= WORK REQUIRED =
Retype, please, the listing from its opening line through the line that contains "dot_y = [25.2, 49.1, 32.9, 28.4]", both included, without the pictures.

= COLLECTED MATERIAL =

☆ ☆ ☆

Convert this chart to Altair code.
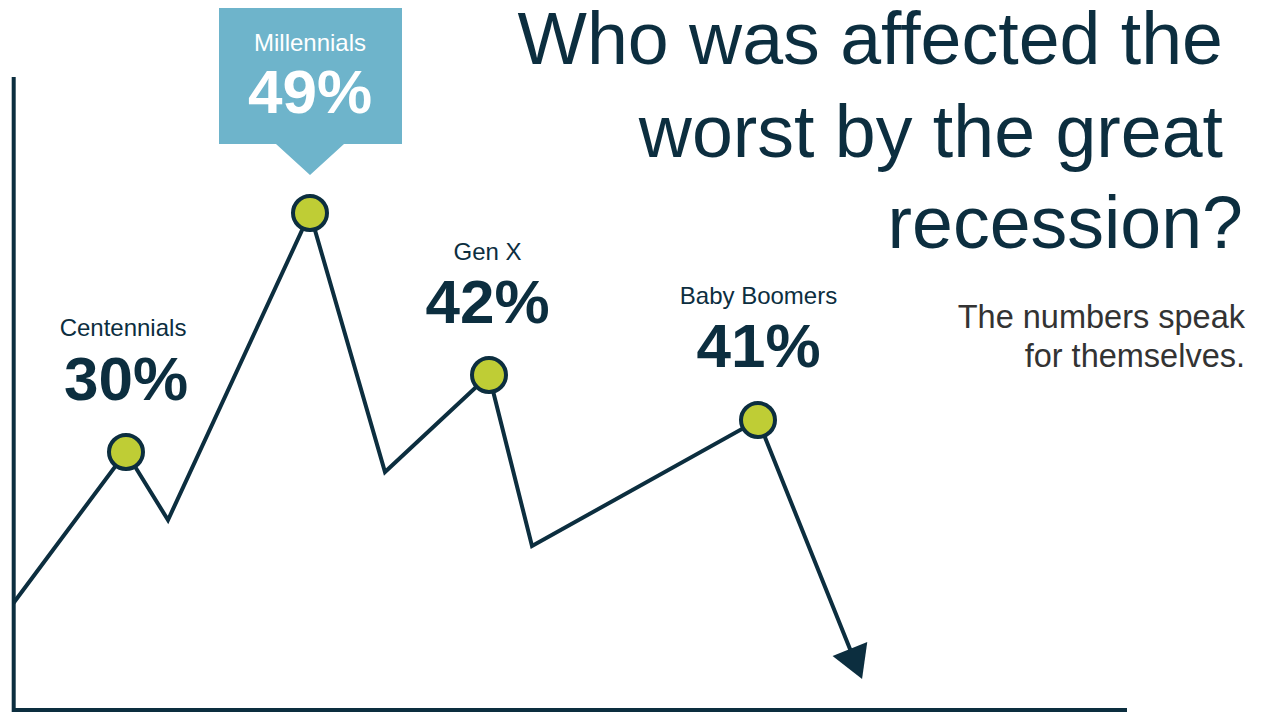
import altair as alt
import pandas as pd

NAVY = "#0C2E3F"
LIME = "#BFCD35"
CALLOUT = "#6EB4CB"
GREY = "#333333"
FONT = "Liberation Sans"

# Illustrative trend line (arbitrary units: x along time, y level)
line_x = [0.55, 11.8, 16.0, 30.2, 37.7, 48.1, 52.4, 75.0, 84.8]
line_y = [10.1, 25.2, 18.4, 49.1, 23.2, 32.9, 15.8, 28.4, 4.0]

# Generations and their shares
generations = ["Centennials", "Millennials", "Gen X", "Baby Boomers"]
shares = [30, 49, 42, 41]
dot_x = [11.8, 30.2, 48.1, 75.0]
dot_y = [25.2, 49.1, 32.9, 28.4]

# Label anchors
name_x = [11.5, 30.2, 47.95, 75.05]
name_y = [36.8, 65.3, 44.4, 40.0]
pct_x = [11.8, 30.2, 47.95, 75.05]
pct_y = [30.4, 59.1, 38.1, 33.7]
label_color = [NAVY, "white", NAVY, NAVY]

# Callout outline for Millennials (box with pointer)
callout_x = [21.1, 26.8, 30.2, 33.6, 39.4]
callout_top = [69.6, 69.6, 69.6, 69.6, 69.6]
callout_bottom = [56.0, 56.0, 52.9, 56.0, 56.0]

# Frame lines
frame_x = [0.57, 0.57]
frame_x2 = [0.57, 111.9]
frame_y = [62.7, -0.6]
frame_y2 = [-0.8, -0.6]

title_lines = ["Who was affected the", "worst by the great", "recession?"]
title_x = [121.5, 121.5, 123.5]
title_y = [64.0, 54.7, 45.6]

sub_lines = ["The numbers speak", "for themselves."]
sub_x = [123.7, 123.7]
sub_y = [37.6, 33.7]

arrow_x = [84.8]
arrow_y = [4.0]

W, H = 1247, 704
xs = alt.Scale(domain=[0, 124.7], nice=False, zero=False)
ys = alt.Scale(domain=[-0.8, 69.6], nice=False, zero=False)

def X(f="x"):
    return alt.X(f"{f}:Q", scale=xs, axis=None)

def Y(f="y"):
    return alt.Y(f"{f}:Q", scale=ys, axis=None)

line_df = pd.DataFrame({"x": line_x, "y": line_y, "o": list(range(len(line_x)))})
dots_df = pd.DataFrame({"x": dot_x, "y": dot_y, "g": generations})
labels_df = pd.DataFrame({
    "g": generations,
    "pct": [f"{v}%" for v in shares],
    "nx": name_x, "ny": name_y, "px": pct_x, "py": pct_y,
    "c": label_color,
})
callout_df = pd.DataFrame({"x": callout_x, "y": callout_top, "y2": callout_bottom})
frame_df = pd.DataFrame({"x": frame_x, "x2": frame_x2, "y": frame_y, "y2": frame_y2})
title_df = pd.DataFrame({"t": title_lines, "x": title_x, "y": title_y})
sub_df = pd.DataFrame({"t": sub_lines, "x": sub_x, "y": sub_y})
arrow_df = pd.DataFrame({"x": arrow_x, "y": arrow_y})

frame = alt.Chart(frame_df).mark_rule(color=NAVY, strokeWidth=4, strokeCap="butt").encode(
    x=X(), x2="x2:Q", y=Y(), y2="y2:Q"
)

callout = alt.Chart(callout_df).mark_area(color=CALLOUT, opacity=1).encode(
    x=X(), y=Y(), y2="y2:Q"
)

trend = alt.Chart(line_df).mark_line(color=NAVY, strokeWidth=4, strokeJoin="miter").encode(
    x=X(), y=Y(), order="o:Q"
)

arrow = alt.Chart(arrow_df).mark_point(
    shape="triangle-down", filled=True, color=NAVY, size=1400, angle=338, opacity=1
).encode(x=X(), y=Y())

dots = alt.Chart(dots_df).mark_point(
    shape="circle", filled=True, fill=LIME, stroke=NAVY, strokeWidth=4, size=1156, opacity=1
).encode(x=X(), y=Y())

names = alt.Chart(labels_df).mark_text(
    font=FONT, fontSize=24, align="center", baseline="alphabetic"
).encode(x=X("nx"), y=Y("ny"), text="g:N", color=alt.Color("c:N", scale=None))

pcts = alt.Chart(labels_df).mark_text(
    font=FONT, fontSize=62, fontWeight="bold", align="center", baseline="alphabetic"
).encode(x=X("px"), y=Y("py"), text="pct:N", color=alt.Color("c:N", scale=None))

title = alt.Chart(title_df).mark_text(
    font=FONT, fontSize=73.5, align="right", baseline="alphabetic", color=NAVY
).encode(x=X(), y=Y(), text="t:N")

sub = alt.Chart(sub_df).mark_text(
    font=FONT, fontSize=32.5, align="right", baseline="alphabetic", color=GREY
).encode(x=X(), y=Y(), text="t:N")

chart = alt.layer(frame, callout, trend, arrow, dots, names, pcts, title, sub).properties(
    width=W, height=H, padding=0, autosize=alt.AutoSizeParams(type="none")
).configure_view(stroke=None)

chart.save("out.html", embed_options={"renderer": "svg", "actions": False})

☆ ☆ ☆

= RESULT =
Convert this chart to Altair code.
import altair as alt
import pandas as pd

NAVY = "#0C2E3F"
LIME = "#BFCD35"
CALLOUT = "#6EB4CB"
GREY = "#333333"
FONT = "Liberation Sans"

# Illustrative trend line (arbitrary units: x along time, y level)
line_x = [0.55, 11.8, 16.0, 30.2, 37.7, 48.1, 52.4, 75.0, 84.8]
line_y = [10.1, 25.2, 18.4, 49.1, 23.2, 32.9, 15.8, 28.4, 4.0]

# Generations and their shares
generations = ["Centennials", "Millennials", "Gen X", "Baby Boomers"]
shares = [30, 49, 42, 41]
dot_x = [11.8, 30.2, 48.1, 75.0]
dot_y = [25.2, 49.1, 32.9, 28.4]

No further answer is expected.